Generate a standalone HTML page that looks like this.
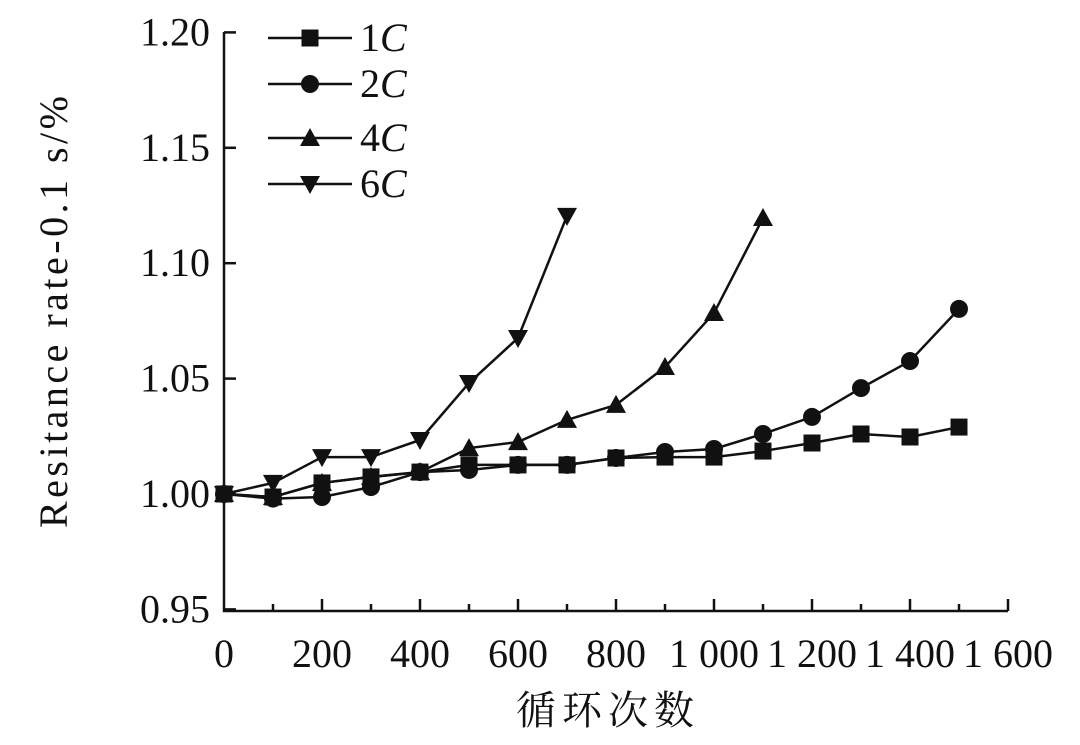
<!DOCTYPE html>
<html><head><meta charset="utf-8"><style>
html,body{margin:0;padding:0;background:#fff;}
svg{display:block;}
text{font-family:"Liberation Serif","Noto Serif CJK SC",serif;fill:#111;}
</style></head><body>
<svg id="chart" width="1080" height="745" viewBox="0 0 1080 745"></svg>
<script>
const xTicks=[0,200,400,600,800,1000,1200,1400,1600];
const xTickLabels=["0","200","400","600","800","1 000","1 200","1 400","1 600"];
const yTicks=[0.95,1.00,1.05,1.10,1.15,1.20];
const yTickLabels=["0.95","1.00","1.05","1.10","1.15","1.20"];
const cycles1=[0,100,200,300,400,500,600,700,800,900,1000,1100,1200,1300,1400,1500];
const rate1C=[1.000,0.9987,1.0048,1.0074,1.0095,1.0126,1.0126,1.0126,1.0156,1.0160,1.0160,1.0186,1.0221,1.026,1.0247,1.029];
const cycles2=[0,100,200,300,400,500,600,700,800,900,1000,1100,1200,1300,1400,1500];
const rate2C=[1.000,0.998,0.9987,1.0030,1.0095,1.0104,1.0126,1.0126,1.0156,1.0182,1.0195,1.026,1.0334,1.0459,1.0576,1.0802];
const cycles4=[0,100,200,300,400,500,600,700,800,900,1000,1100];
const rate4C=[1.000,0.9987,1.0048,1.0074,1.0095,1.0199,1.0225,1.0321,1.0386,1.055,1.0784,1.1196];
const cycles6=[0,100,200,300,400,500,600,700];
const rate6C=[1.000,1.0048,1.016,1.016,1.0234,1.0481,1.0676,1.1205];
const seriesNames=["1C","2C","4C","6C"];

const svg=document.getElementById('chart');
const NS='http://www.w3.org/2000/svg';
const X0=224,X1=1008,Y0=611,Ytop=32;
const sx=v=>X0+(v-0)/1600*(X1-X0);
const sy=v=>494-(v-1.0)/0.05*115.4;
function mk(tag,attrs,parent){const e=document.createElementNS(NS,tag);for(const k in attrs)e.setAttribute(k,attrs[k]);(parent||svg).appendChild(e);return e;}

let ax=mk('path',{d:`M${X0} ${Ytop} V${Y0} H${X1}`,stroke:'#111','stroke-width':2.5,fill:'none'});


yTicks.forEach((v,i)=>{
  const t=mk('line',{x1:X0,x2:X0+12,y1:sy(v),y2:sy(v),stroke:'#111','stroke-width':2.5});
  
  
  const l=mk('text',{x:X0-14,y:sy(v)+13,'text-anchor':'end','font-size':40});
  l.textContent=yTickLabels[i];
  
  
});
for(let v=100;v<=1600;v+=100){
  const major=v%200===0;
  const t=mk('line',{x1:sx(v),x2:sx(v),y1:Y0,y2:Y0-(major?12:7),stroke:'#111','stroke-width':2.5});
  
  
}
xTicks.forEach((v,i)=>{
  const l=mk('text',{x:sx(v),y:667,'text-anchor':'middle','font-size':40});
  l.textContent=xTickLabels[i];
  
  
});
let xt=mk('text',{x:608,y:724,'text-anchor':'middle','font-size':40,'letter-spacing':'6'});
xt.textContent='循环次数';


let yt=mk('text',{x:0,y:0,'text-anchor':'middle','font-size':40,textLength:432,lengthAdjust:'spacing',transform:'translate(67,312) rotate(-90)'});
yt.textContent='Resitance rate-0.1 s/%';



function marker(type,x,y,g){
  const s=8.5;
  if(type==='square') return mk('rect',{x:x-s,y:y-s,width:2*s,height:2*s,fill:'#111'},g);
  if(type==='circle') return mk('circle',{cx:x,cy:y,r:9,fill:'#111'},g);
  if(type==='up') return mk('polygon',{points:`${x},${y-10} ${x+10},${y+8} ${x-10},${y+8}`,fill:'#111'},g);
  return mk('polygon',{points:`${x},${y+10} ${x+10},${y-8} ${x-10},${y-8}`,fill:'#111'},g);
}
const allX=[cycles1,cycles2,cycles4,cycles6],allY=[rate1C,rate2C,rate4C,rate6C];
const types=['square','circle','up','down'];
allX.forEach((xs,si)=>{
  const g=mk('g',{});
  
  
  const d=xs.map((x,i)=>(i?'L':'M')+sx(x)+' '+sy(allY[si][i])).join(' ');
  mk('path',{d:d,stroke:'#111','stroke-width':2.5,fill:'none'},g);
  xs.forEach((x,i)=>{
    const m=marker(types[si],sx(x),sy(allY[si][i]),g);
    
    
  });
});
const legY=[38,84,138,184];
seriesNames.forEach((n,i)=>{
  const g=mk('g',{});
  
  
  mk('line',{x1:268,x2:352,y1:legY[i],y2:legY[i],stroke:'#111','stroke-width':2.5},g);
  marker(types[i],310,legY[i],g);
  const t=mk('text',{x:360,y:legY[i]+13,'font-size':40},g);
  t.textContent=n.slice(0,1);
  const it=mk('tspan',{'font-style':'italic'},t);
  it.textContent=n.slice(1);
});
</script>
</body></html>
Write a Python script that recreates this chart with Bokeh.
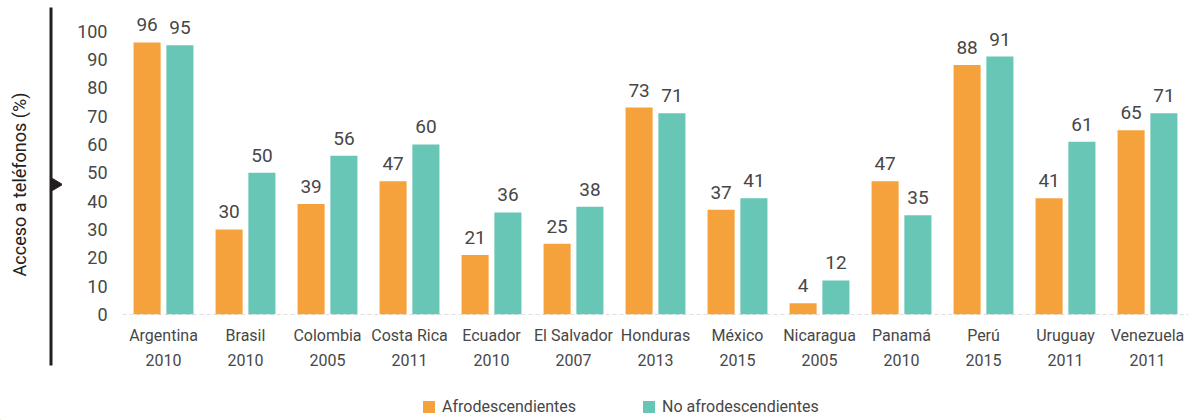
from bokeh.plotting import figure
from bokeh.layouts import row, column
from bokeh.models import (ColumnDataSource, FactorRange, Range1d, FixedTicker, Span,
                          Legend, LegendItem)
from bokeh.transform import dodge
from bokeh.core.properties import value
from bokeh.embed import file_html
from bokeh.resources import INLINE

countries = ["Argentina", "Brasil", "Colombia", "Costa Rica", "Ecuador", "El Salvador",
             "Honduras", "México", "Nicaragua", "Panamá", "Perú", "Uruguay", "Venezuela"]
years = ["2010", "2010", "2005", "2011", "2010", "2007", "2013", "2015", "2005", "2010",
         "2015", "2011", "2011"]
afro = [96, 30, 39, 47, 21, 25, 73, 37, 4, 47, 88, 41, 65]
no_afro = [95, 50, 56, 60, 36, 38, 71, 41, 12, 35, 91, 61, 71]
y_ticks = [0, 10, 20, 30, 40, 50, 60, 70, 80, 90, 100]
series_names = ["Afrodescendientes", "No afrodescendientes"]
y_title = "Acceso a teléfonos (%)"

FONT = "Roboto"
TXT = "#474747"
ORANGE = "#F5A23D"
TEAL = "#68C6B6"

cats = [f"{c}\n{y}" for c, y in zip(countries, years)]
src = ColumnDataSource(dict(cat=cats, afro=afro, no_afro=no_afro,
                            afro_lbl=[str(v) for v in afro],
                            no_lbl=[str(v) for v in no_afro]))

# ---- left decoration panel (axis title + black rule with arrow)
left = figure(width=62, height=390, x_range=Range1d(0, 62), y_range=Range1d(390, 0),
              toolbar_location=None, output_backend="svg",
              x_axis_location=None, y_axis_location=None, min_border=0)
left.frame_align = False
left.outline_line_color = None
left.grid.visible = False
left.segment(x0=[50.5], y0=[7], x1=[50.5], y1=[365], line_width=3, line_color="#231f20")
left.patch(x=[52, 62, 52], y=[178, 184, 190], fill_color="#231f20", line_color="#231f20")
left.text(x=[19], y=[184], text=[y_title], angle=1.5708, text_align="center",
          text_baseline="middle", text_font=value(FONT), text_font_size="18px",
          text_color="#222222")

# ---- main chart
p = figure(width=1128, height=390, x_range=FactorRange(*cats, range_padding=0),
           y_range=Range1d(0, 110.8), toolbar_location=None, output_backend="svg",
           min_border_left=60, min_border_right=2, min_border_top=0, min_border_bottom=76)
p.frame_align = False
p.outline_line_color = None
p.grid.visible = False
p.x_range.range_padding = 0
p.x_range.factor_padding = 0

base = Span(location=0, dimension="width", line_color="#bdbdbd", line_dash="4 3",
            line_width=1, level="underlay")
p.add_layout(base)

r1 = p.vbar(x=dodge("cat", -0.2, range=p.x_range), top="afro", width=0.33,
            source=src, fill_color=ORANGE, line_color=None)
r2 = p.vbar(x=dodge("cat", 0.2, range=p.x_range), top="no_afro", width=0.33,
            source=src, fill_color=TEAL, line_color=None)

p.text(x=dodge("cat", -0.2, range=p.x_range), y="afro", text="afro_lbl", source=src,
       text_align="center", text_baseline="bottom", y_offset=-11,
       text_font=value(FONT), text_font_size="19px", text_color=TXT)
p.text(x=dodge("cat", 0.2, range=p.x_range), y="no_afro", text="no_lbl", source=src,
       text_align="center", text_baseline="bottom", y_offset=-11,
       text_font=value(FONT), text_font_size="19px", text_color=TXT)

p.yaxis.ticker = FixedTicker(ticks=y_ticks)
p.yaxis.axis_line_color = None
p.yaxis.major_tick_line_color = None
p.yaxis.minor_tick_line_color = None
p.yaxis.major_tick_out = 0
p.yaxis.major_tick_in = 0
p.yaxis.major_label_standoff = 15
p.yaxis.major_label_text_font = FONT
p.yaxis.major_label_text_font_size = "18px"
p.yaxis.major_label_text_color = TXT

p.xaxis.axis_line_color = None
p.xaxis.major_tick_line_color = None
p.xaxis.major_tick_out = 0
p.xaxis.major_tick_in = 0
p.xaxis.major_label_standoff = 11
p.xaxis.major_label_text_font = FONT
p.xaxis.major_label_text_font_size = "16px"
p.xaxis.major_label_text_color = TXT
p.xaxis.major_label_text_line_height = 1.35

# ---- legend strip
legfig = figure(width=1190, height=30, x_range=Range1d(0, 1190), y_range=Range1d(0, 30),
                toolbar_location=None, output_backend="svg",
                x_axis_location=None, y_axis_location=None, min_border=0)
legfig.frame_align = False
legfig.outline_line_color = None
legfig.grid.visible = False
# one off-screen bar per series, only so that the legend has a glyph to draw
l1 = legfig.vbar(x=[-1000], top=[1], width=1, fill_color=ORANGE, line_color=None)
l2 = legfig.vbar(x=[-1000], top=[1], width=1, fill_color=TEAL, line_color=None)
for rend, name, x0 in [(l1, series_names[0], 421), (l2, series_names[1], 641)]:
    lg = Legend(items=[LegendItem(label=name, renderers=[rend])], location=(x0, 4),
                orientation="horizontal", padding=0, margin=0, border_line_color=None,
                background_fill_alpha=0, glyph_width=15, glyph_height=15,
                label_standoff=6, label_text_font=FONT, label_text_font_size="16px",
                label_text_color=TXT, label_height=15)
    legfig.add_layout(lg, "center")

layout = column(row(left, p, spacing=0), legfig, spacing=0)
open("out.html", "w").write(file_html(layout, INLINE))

==========

-- Problem requirements --
Return every line of the preceding records in which the word "this" appears.

-- Finished task --
Generate a standalone HTML page that looks like this.
Write a Python script that recreates this chart with Bokeh.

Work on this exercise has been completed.